Last month, I had the privilege of joining Maine Medical Center’s Interprofessional Partnership to Advance Care and Education (iPACE) retreat as their keynote speaker. The iPACE model was initially conceived by Maine Medical Center as an innovative educational intervention for residents and fellows, but over the years, as its value and impact became clear, it has evolved to become something more. With the support of the ACGME Pursuing Excellence grants and the AMA Reimaging Residency grants, iPACE has helped advance our understanding of how to redesign the clinical learning environment to enhance the education of resident learners as well as to improve patient outcomes and the interprofessional health care team experience. With this wealth of data in hand, the leaders of MaineHealth have built upon the success of iPACE and are using this model as the catalyst to redesign inpatient health care delivery across their health system.
What are the key principles of the iPACE model for inpatient care? They include:
- Patient-centered care that involves an interprofessional team that includes the patient and their family
- Intentional, structured, and collaborative team practice
- Full involvement of the care team in formulating and communicating patient care plans
- Purposeful learning by the interprofessional team
- Geographic proximity of the patient and care team
- Promoting team members’ full scope of practice and well-being
- Commitment to and participation of the full team in rapid cycle quality improvement
The iPACE model has already been shown to provide more efficient and cost-effective care, improve patient and healthcare team experience, and better prepare current and future healthcare team members to meet the challenges of working in a rapidly evolving clinical environment.
The idea that an educational intervention can actually be the basis for better patient outcomes, a better patient experience, and a valuable and rewarding team experience is not a new one— in fact, this was something I experienced time and again during my own medical education. However, in more recent years, I have been saddened to witness that many academic medical centers have lost sight of the transformative potential of education in deference to a business model which either does not or cannot appropriately prioritize the kinds of principles that iPACE espouses.
As an intern at the University of Chicago many years ago, I participated in teaching rounds every morning with the team at the bedside. My attending physician, Dr. Harvey Golomb, a renowned hematologist-oncologist, gave me the roadmap for how to present my patients to the interprofessional clinical team: five minutes at the bedside—engaging the patient; presenting the history, physical examination, and clinical data from memory; and providing at least two references from the primary medical literature pertaining to the patient’s clinical condition. This format required students and residents to communicate the medical issues with clarity and precision, while simultaneously reaffirming the humanity of the patient and problem-solving with the other members of the interprofessional team. My residency program, with the encouragement of the ACGME, was organized around the same key principles articulated in the iPACE model, imprinting on me the essential value of an interprofessional team-based approach to patient care. This value was reaffirmed by the Institute of Medicine over a decade ago: “Team-based care is one of the guiding principles of a learning health system. It stresses interdependence, efficient care coordination, and a culture that encourages parity among all team members.”
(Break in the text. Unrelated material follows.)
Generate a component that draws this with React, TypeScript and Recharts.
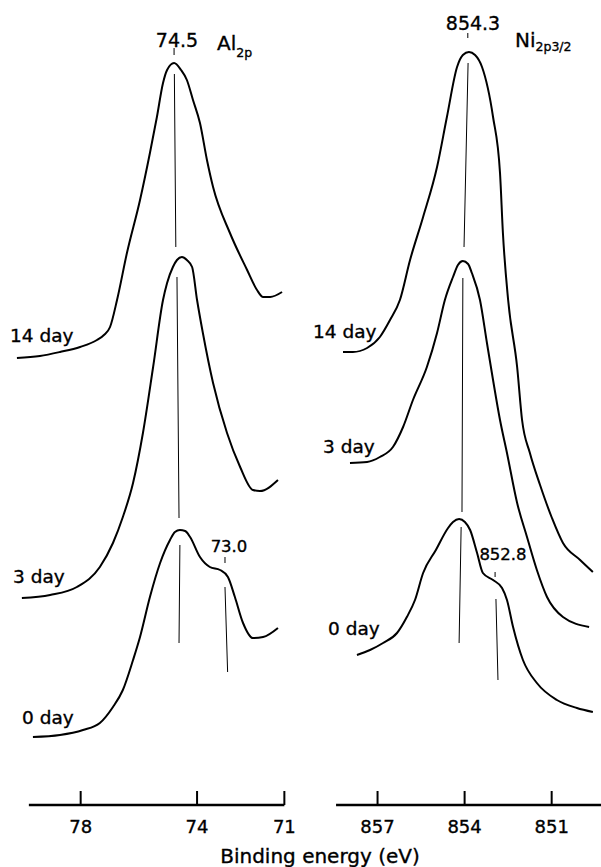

But where are all these high-performing interprofessional care teams expected to come from if our learners are not actually being educated in a clinical learning environment that models this for them? The Josiah Macy Jr. Foundation has invested in interprofessional education as a key priority for funding since 2010, beginning with my predecessor, Dr. George Thibault. After I began my tenure as President in 2018, we decided to deepen and expand our ideas of what we might accomplish in the priority area of interprofessional education. We reconfigured this priority area to focus on learning in and from high-performing interprofessional care teams and looked for projects that would increase these collaborations among future health professionals in clinical learning environments.
Clinical learning environments have historically trained students, residents, and graduate students in various health professional schools and programs to be highly skilled, but largely autonomous, professionals. This “siloed” approach has long been understood to be ineffective and should be replaced by environments where health professionals and their learners operate with those from other professions as a highly collaborative team. The Macy Foundation is focused on high-performing interprofessional team care as the optimal model for patient care and for training future health professionals.
Maine Medical Center’s iPACE model is truly an exemplar. Further, they are doing what we, as a foundation, and the only foundation dedicated to improving the education of health professionals, most hope to see: using innovation in health professions education to meet an important mission by serving the patient’s needs and improving the health of the public. I congratulate them on their outstanding work and will be paying close attention to the transformation of health care delivery based on this model.